Despite all this, Rose's wondrous follow-up and debut LP, Own Side Now, sat dormant domestically for a year without a release date. Yet across the pond—where Own Side Now found a timely release and a showering of critical praise—Rose became such a household name one might assume she hailed from Nottingham instead of Nashville. "It's hard to be disappointed," explains Rose when discussing the album's delayed and now tiered release. "All it's done is provide a nice foundation for the US release. The only thing that could be potentially frustrating is the stigma of having toured all of Europe without ever having even played in California."

The warm and inviting Own Side Now is crafted around Rose's voice, which shimmers with '70s radio gloss (like a dial stuck between a station playing Stevie Nicks and another playing Linda Ronstadt) and just enough down-South charm to distance her little sliver of indie-soul from the pack. Even at her most vulnerable ("No I never wore your wedding ring/I regret I never could," from "Things Change") or remorseful ("This will never be right/And I will never let go," from "Shanghai Cigarettes"), Rose is calloused and cool, never willing to admit too much or show her hand.

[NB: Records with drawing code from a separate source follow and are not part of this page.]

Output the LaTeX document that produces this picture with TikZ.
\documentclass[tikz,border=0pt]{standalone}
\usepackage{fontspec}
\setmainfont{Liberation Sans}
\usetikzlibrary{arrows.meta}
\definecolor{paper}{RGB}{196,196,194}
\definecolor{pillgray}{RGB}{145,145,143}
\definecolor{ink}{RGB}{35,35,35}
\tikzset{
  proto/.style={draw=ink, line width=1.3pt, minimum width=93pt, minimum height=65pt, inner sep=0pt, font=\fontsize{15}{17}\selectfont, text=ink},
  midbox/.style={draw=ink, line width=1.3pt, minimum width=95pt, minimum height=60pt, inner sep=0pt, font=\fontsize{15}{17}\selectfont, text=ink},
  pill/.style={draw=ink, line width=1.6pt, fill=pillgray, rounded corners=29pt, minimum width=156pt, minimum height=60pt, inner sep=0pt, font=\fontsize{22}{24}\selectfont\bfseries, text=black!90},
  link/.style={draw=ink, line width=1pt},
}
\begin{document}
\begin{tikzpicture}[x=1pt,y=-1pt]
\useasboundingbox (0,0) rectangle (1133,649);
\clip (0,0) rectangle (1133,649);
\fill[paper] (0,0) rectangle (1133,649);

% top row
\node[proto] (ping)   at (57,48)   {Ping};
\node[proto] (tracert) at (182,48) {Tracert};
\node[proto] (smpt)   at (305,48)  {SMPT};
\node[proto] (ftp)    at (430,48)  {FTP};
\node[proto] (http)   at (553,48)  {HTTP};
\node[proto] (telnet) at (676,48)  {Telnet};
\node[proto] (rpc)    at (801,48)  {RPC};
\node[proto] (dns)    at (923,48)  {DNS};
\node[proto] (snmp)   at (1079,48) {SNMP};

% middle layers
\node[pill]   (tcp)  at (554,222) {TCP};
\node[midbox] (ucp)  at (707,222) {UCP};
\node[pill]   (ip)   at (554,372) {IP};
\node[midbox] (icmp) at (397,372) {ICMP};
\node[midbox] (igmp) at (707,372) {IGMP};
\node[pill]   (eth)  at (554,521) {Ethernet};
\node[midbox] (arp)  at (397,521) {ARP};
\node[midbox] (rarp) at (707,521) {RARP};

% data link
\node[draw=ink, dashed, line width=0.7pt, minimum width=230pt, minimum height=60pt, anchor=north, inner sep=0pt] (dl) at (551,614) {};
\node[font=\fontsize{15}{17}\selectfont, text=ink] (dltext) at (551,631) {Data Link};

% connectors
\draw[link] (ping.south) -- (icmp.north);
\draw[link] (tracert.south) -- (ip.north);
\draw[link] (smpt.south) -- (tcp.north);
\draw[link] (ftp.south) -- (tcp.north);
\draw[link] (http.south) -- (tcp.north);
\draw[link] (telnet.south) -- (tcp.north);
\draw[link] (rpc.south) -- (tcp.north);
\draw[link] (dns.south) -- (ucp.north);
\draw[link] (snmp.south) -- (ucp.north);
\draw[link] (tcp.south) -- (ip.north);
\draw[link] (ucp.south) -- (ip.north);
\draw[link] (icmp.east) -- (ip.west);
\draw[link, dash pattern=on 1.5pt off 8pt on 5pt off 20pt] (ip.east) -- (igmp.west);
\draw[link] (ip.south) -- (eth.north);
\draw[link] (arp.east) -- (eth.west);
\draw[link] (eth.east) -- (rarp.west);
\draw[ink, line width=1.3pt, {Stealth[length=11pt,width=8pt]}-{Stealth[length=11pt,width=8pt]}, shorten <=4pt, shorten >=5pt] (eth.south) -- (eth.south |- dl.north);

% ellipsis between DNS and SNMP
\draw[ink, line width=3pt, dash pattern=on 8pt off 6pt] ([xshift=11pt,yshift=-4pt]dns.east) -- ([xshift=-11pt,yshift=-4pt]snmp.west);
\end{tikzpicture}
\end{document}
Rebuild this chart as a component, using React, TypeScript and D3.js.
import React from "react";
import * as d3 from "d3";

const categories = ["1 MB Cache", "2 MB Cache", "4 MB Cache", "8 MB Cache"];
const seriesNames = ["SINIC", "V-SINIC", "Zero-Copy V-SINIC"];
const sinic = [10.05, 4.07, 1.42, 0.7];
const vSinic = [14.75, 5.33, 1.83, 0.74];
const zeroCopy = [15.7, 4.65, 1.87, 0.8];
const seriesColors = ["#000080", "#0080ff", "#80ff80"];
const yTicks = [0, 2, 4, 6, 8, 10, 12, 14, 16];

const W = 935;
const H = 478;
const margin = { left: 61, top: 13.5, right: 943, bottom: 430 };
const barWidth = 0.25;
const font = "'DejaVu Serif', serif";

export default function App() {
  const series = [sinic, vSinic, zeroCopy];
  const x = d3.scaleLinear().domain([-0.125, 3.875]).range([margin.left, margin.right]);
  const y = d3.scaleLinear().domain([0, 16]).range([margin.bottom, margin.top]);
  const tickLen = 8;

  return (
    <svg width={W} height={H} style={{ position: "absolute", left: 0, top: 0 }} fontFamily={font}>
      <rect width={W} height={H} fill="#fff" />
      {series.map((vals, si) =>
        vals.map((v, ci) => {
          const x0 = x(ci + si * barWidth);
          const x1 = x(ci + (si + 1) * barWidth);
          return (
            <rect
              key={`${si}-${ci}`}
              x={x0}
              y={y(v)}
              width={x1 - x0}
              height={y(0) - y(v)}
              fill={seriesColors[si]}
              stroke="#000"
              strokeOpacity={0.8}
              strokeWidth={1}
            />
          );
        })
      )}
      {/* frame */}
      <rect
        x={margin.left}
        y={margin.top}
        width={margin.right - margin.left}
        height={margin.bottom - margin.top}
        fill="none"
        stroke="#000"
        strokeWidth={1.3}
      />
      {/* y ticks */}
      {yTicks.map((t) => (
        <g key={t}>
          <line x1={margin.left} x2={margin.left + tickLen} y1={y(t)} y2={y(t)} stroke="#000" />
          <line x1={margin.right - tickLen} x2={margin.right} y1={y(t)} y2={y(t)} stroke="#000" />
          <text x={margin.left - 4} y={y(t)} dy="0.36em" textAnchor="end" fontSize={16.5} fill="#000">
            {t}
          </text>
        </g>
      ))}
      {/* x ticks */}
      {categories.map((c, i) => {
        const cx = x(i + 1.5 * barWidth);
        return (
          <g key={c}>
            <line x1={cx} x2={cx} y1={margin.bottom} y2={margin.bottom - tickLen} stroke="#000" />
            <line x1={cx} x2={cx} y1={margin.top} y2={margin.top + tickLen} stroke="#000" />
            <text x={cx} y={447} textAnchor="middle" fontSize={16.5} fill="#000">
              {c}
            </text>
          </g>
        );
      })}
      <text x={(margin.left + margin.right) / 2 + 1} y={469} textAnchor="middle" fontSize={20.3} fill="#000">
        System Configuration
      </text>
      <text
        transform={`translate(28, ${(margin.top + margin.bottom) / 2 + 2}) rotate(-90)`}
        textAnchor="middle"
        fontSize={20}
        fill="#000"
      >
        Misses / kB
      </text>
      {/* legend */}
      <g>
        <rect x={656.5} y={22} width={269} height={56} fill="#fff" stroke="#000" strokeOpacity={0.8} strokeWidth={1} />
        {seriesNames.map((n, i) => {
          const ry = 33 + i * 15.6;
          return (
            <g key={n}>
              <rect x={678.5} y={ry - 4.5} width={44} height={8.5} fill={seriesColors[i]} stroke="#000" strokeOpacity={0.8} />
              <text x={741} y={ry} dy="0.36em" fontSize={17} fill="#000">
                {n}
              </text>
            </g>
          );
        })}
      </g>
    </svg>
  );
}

And no matter which direction Rose heads, her roots always seem to pull her right back home. "Both of my parents are involved with the business of mainstream country music. When I was young it was something I was constantly exposed to and absorbed, as kids do, but in my early to later teens I became quite adept at avoiding it altogether and rebelled (as teens do)." She continues, "At some point though, I fell heavily in love with old country music thanks to a Mountain Goats cover of a Merle Haggard song and found it to be quite the lovable genre... the music you grow up listening to on your parents' stereos will always come back to haunt or inspire you."